Wildlife remains steady in Maryland

December 31, 2006|by BILL ANDERSON

Managing wildlife population is anything but an exact science, but the numbers for 2006 show that wildlife populations in Maryland have been relatively stable over the past five years for the more important species - turkey, deer and bear.

The following is a quick overview of the 2006 numbers:

Wild turkey: Hunters bagged a total of 3,008 gobblers during the spring season. This was not a record kill, but the DNR had predicted that the number might be down this spring after a poor hatch was recorded in 2005.

Statewide, the spring gobbler numbers have been relatively consistent over the past five years - 3,127 in 2002; 3,120 in 2003; 2,760 in 2004; 3,136 in 2005 and 3,008 in 2006.

The numbers for Washington County for the spring season have also been relatively consistent over the past five seasons - 296 in 2002; 325 in 2003; 305 in 2004; 340 in 2005 and 322 in 2006.


The harvest numbers for the fall turkey season are very likely to vary a great deal from year to year. The fall season success is directly related to the nesting success that spring. The numbers for Maryland certainly reflect that factor. Keep in mind that the fall season is open in Western Maryland only.

The statewide totals for the fall turkey season were: 235 in 2002; 164 in 2003; 207 in 2004; 137 in 2005 and 205 in 2006.

Washington County numbers for the past five fall season have been very consistent - 36 in 2002; 35 in 2003; 33 in 2004; 37 in 2005 and 45 in 2006.

Black bear: Maryland's first black bear season in modern history was held in 2004 and a total of 20 bears were taken before the hunt closed after one day. In 2005, 40 bears were taken and, in 2006, 41 bears were taken.

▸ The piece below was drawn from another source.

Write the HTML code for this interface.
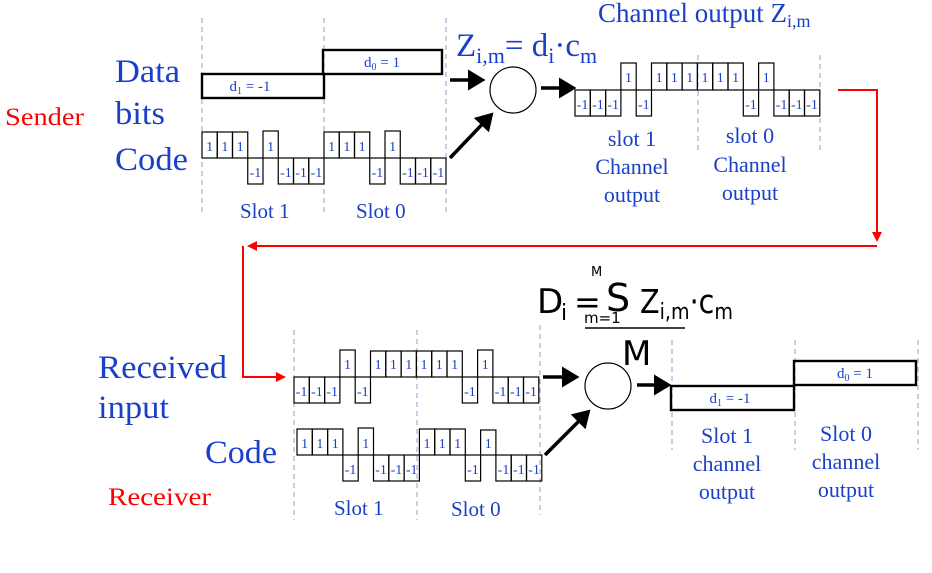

DNR officials are working with a conservative harvest target, so the state's bear population should continue to grow and expand. In 2005, the DNR estimated the state's bear population to be approximately 326 bears, with a breeding population of bears in all four western counties.

An interesting sidebar on the black bear hunt is that the outgoing governor has taken the position that he would follow the recommendations of the professionals (DNR wildlife managers) in allowing the limited hunt. The previous governor was on record as being opposed to bear hunting in Maryland.

It would not be shocking to me to see the bear season curtailed or stopped with the change of administration in January of 2007. The Maryland bear season has some powerful and noisy opponents, and they may find a more receptive audience when the new governor takes over.

Deer: The final numbers on the 2006-2007 Maryland deer season are not in since the bow season is open until the end of January and there are two days of additional firearms season Jan. 5-6 in 21 counties.

Overall, the Maryland deer harvest has been relatively steady over the past five seasons. That would indicate that the herd managers have been successful in managing in a way to avoid the radical harvest variations that have occurred in West Virginia over the same period. More details when the final numbers are in.

Bill Anderson writes a weekly outdoors column for The Herald-Mail.